On the forward-pass, the randomly generated shape is applied to the image “4” which will produce an arbitrary value as result of the convolution. Now, during the backpass, the machine will try to update the filter in a way so that if the same training sample is applied again, the forward-pass produces a higher value as result of the convolution. In fact, it could be higher or lower since any extreme value (either highest possible or lowest possible) will influence the machine (through the following Linear layer — line#14 in main.py in the above-mentioned GitHub project) to predict “4” better. Let us consider “highest” for now.

What would be the wisest way for the machine to maximize the result? You got it right — making the filter look more and more like the image at every backpass! (understood now why our filters took a similar shape as the image?) How that is achieved? Gradient descent, partial derivative, chain rule …

Now, I won’t make this article dirty with scary equations. There are thousands of tutorials available on the internet on “backpropagation in CNN”. I will just try to give you here an intuitive explanation how CNN achieves it.

The Intuition

Let’s go back to the backpass case illustrated above.
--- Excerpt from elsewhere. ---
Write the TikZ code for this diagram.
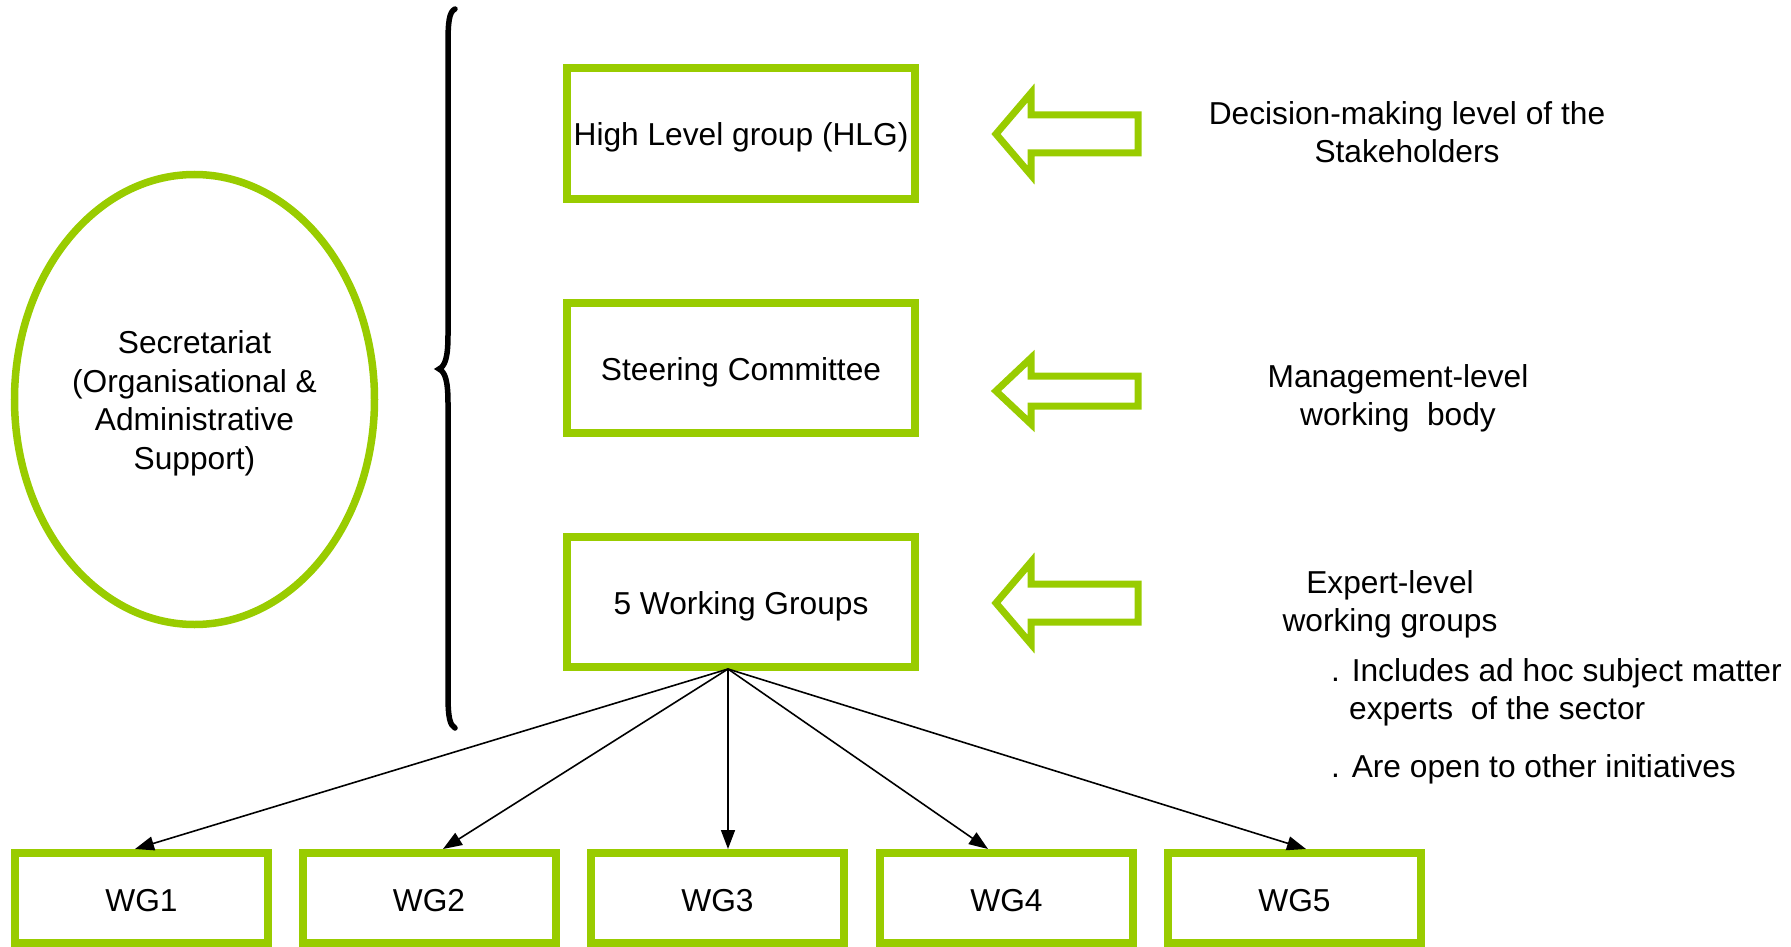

As explained, the machine will somewhat try to make the filter look like the image through some operations.

Why not just copying the pixel values? Well, that would work perfectly if we had to recognize this particular image as “4”. But remember, in practice, there will be more variations of “4”, even more digits. Also, a 28 X 28 filter — producing only one number as a result of the convolution operation — won’t give us much information about the image in concern. So, we take filters of smaller size and try to recognize common shapes present in the images — not the whole image. One example of such shapes is circle — which is present in 0, 8, and 9, 6.

Also, remember that, a filter is applied to all the regions in the image. For example, if you run a 2 X 2 filter on a 3 X 3 images, there will be 4 regions.

Taking this into consideration, let’s refine the objective of the backpass. For a particular training example, for every region of the image, during backpass, the machine will update the filter in an attempt to make the filter look a bit more like that region. Now how more is this “bit more”? That depends on:

  1. How close the machine predicted the right matrix during the forward pass. If the prediction was close, the update will be minimal.
  2. What random values the filter has been initialized with. This is actually the reason why different filters take different shapes despite similar operations are done on them. At every backpass, the randomly initialized matrix is updated a bit, and gradually takes a common shape present in the samples.